> _GIVEN PROBLEM_
Nothing in the data should change when you return it, but leave the pictures out.

> _GIVEN INFORMATION_
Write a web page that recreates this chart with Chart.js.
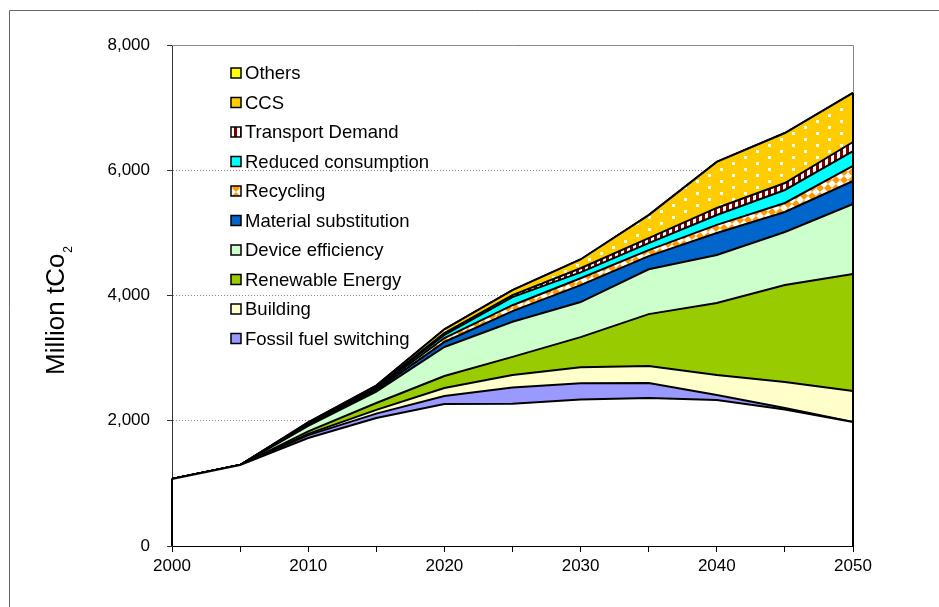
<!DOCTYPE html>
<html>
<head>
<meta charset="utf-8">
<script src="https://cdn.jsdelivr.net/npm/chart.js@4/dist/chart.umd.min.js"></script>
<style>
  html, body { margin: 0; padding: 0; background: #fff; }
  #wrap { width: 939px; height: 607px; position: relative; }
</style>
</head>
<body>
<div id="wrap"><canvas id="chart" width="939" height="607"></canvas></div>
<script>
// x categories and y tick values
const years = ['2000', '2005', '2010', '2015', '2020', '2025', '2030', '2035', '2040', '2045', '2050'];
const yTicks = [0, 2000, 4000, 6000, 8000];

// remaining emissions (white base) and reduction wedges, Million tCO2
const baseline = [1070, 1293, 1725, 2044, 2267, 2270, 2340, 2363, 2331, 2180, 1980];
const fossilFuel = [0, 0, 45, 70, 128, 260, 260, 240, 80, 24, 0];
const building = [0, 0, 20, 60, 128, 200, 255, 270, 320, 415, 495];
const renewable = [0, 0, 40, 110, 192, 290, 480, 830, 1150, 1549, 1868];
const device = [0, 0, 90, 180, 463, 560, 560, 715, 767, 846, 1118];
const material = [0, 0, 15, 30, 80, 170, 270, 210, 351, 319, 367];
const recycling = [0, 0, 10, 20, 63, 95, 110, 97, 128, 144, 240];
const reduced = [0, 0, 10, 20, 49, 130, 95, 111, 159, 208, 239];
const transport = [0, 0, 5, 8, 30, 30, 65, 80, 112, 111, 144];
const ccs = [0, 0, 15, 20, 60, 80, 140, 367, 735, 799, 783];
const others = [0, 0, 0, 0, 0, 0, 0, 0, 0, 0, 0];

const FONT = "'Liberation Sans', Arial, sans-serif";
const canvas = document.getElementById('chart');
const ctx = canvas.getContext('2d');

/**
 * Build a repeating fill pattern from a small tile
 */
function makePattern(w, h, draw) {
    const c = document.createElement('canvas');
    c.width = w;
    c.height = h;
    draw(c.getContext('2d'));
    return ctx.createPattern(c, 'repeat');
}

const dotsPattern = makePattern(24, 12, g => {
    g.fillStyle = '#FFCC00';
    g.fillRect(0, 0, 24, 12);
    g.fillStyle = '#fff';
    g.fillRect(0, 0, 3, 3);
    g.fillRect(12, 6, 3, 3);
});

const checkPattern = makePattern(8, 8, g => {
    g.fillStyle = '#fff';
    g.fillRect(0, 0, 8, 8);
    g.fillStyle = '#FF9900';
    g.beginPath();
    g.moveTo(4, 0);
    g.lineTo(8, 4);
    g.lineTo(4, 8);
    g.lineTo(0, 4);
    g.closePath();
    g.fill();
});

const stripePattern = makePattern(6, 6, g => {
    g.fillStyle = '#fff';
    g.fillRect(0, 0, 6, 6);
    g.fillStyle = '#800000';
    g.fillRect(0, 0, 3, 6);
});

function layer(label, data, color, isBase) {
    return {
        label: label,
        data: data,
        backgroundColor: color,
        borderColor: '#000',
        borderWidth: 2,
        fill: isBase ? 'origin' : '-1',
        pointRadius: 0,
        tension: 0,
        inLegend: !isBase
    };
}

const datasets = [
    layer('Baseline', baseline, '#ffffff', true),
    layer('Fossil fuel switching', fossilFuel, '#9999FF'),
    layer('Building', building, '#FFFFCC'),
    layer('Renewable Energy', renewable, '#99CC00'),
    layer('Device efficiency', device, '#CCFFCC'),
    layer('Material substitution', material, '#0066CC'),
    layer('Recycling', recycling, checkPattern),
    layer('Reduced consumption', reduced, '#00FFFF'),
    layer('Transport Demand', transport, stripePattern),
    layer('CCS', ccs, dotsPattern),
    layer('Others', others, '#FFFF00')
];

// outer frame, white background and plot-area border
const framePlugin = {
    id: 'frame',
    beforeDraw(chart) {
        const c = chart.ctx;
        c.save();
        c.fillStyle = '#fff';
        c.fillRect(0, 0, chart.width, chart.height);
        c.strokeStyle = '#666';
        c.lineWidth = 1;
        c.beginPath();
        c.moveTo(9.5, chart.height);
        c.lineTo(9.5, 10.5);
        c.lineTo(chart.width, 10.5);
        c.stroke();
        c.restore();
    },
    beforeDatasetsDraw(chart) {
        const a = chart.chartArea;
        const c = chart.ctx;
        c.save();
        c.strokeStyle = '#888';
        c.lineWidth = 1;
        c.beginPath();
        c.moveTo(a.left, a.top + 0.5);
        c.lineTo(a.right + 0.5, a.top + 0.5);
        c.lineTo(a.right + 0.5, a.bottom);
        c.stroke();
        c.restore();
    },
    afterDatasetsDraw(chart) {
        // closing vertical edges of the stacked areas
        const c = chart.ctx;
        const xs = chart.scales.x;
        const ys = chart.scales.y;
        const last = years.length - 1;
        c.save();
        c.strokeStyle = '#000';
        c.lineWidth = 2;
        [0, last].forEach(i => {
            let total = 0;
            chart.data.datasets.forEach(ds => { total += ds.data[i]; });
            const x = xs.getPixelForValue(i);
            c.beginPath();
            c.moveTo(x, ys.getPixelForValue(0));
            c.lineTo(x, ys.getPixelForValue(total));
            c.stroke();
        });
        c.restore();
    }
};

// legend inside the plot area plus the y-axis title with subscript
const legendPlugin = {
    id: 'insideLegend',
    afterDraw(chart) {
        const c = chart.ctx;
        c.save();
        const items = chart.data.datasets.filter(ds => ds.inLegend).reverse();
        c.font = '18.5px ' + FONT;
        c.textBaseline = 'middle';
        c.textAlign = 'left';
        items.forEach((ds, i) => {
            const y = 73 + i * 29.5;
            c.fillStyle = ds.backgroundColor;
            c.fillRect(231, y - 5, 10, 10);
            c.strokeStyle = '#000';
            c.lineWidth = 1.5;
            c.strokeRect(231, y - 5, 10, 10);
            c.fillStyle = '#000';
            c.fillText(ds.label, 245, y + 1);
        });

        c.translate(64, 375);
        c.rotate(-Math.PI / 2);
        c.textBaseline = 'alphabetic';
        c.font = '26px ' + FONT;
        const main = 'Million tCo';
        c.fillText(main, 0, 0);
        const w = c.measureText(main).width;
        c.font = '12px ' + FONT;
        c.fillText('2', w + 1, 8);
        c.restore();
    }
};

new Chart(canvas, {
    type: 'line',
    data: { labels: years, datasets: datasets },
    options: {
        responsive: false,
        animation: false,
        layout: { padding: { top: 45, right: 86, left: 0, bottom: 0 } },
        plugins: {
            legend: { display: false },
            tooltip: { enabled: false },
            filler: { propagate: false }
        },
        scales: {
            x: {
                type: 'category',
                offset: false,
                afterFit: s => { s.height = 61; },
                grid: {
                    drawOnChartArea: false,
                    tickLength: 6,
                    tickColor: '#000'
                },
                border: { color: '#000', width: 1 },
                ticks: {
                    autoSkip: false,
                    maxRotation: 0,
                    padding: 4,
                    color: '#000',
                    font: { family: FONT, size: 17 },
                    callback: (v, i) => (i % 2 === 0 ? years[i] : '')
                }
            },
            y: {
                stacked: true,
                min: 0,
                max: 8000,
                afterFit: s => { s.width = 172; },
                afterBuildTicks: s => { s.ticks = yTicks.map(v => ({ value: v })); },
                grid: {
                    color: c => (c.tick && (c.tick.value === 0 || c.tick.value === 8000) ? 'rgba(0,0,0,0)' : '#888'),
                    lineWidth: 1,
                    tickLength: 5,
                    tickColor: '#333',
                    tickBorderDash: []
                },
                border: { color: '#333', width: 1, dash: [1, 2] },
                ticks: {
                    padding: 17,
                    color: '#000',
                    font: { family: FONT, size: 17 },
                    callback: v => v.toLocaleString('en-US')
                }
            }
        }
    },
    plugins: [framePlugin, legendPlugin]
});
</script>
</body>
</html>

> _RESPONSE TO THE EXERCISE_
Write a web page that recreates this chart with Chart.js.
<!DOCTYPE html>
<html>
<head>
<meta charset="utf-8">
<script src="https://cdn.jsdelivr.net/npm/chart.js@4/dist/chart.umd.min.js"></script>
<style>
  html, body { margin: 0; padding: 0; background: #fff; }
  #wrap { width: 939px; height: 607px; position: relative; }
</style>
</head>
<body>
<div id="wrap"><canvas id="chart" width="939" height="607"></canvas></div>
<script>
// x categories and y tick values
const years = ['2000', '2005', '2010', '2015', '2020', '2025', '2030', '2035', '2040', '2045', '2050'];
const yTicks = [0, 2000, 4000, 6000, 8000];

// remaining emissions (white base) and reduction wedges, Million tCO2
const baseline = [1070, 1293, 1725, 2044, 2267, 2270, 2340, 2363, 2331, 2180, 1980];
const fossilFuel = [0, 0, 45, 70, 128, 260, 260, 240, 80, 24, 0];
const building = [0, 0, 20, 60, 128, 200, 255, 270, 320, 415, 495];
const renewable = [0, 0, 40, 110, 192, 290, 480, 830, 1150, 1549, 1868];
const device = [0, 0, 90, 180, 463, 560, 560, 715, 767, 846, 1118];
const material = [0, 0, 15, 30, 80, 170, 270, 210, 351, 319, 367];
const recycling = [0, 0, 10, 20, 63, 95, 110, 97, 128, 144, 240];
const reduced = [0, 0, 10, 20, 49, 130, 95, 111, 159, 208, 239];
const transport = [0, 0, 5, 8, 30, 30, 65, 80, 112, 111, 144];
const ccs = [0, 0, 15, 20, 60, 80, 140, 367, 735, 799, 783];
const others = [0, 0, 0, 0, 0, 0, 0, 0, 0, 0, 0];

const FONT = "'Liberation Sans', Arial, sans-serif";
const canvas = document.getElementById('chart');
const ctx = canvas.getContext('2d');

/**
 * Build a repeating fill pattern from a small tile
 */
function makePattern(w, h, draw) {
    const c = document.createElement('canvas');
    c.width = w;
    c.height = h;
    draw(c.getContext('2d'));
    return ctx.createPattern(c, 'repeat');
}

const dotsPattern = makePattern(24, 12, g => {
    g.fillStyle = '#FFCC00';
    g.fillRect(0, 0, 24, 12);
    g.fillStyle = '#fff';
    g.fillRect(0, 0, 3, 3);
    g.fillRect(12, 6, 3, 3);
});

const checkPattern = makePattern(8, 8, g => {
    g.fillStyle = '#fff';
    g.fillRect(0, 0, 8, 8);
    g.fillStyle = '#FF9900';
    g.beginPath();
    g.moveTo(4, 0);
    g.lineTo(8, 4);
    g.lineTo(4, 8);
    g.lineTo(0, 4);
    g.closePath();
    g.fill();
});

const stripePattern = makePattern(6, 6, g => {
    g.fillStyle = '#fff';
    g.fillRect(0, 0, 6, 6);
    g.fillStyle = '#800000';
    g.fillRect(0, 0, 3, 6);
});

function layer(label, data, color, isBase) {
    return {
        label: label,
        data: data,
        backgroundColor: color,
        borderColor: '#000',
        borderWidth: 2,
        fill: isBase ? 'origin' : '-1',
        pointRadius: 0,
        tension: 0,
        inLegend: !isBase
    };
}

const datasets = [
    layer('Baseline', baseline, '#ffffff', true),
    layer('Fossil fuel switching', fossilFuel, '#9999FF'),
    layer('Building', building, '#FFFFCC'),
    layer('Renewable Energy', renewable, '#99CC00'),
    layer('Device efficiency', device, '#CCFFCC'),
    layer('Material substitution', material, '#0066CC'),
    layer('Recycling', recycling, checkPattern),
    layer('Reduced consumption', reduced, '#00FFFF'),
    layer('Transport Demand', transport, stripePattern),
    layer('CCS', ccs, dotsPattern),
    layer('Others', others, '#FFFF00')
];

// outer frame, white background and plot-area border
const framePlugin = {
    id: 'frame',
    beforeDraw(chart) {
        const c = chart.ctx;
        c.save();
        c.fillStyle = '#fff';
        c.fillRect(0, 0, chart.width, chart.height);
        c.strokeStyle = '#666';
        c.lineWidth = 1;
        c.beginPath();
        c.moveTo(9.5, chart.height);
        c.lineTo(9.5, 10.5);
        c.lineTo(chart.width, 10.5);
        c.stroke();
        c.restore();
    },
    beforeDatasetsDraw(chart) {
        const a = chart.chartArea;
        const c = chart.ctx;
        c.save();
        c.strokeStyle = '#888';
        c.lineWidth = 1;
        c.beginPath();
        c.moveTo(a.left, a.top + 0.5);
        c.lineTo(a.right + 0.5, a.top + 0.5);
        c.lineTo(a.right + 0.5, a.bottom);
        c.stroke();
        c.restore();
    },
    afterDatasetsDraw(chart) {
        // closing vertical edges of the stacked areas
        const c = chart.ctx;
        const xs = chart.scales.x;
        const ys = chart.scales.y;
        const last = years.length - 1;
        c.save();
        c.strokeStyle = '#000';
        c.lineWidth = 2;
        [0, last].forEach(i => {
            let total = 0;
            chart.data.datasets.forEach(ds => { total += ds.data[i]; });
            const x = xs.getPixelForValue(i);
            c.beginPath();
            c.moveTo(x, ys.getPixelForValue(0));
            c.lineTo(x, ys.getPixelForValue(total));
            c.stroke();
        });
        c.restore();
    }
};

// legend inside the plot area plus the y-axis title with subscript
const legendPlugin = {
    id: 'insideLegend',
    afterDraw(chart) {
        const c = chart.ctx;
        c.save();
        const items = chart.data.datasets.filter(ds => ds.inLegend).reverse();
        c.font = '18.5px ' + FONT;
        c.textBaseline = 'middle';
        c.textAlign = 'left';
        items.forEach((ds, i) => {
            const y = 73 + i * 29.5;
            c.fillStyle = ds.backgroundColor;
            c.fillRect(231, y - 5, 10, 10);
            c.strokeStyle = '#000';
            c.lineWidth = 1.5;
            c.strokeRect(231, y - 5, 10, 10);
            c.fillStyle = '#000';
            c.fillText(ds.label, 245, y + 1);
        });

        c.translate(64, 375);
        c.rotate(-Math.PI / 2);
        c.textBaseline = 'alphabetic';
        c.font = '26px ' + FONT;
        const main = 'Million tCo';
        c.fillText(main, 0, 0);
        const w = c.measureText(main).width;
        c.font = '12px ' + FONT;
        c.fillText('2', w + 1, 8);
        c.restore();
    }
};

new Chart(canvas, {
    type: 'line',
    data: { labels: years, datasets: datasets },
    options: {
        responsive: false,
        animation: false,
        layout: { padding: { top: 45, right: 86, left: 0, bottom: 0 } },
        plugins: {
            legend: { display: false },
            tooltip: { enabled: false },
            filler: { propagate: false }
        },
        scales: {
            x: {
                type: 'category',
                offset: false,
                afterFit: s => { s.height = 61; },
                grid: {
                    drawOnChartArea: false,
                    tickLength: 6,
                    tickColor: '#000'
                },
                border: { color: '#000', width: 1 },
                ticks: {
                    autoSkip: false,
                    maxRotation: 0,
                    padding: 4,
                    color: '#000',
                    font: { family: FONT, size: 17 },
                    callback: (v, i) => (i % 2 === 0 ? years[i] : '')
                }
            },
            y: {
                stacked: true,
                min: 0,
                max: 8000,
                afterFit: s => { s.width = 172; },
                afterBuildTicks: s => { s.ticks = yTicks.map(v => ({ value: v })); },
                grid: {
                    color: c => (c.tick && (c.tick.value === 0 || c.tick.value === 8000) ? 'rgba(0,0,0,0)' : '#888'),
                    lineWidth: 1,
                    tickLength: 5,
                    tickColor: '#333',
                    tickBorderDash: []
                },
                border: { color: '#333', width: 1, dash: [1, 2] },
                ticks: {
                    padding: 17,
                    color: '#000',
                    font: { family: FONT, size: 17 },
                    callback: v => v.toLocaleString('en-US')
                }
            }
        }
    },
    plugins: [framePlugin, legendPlugin]
});
</script>
</body>
</html>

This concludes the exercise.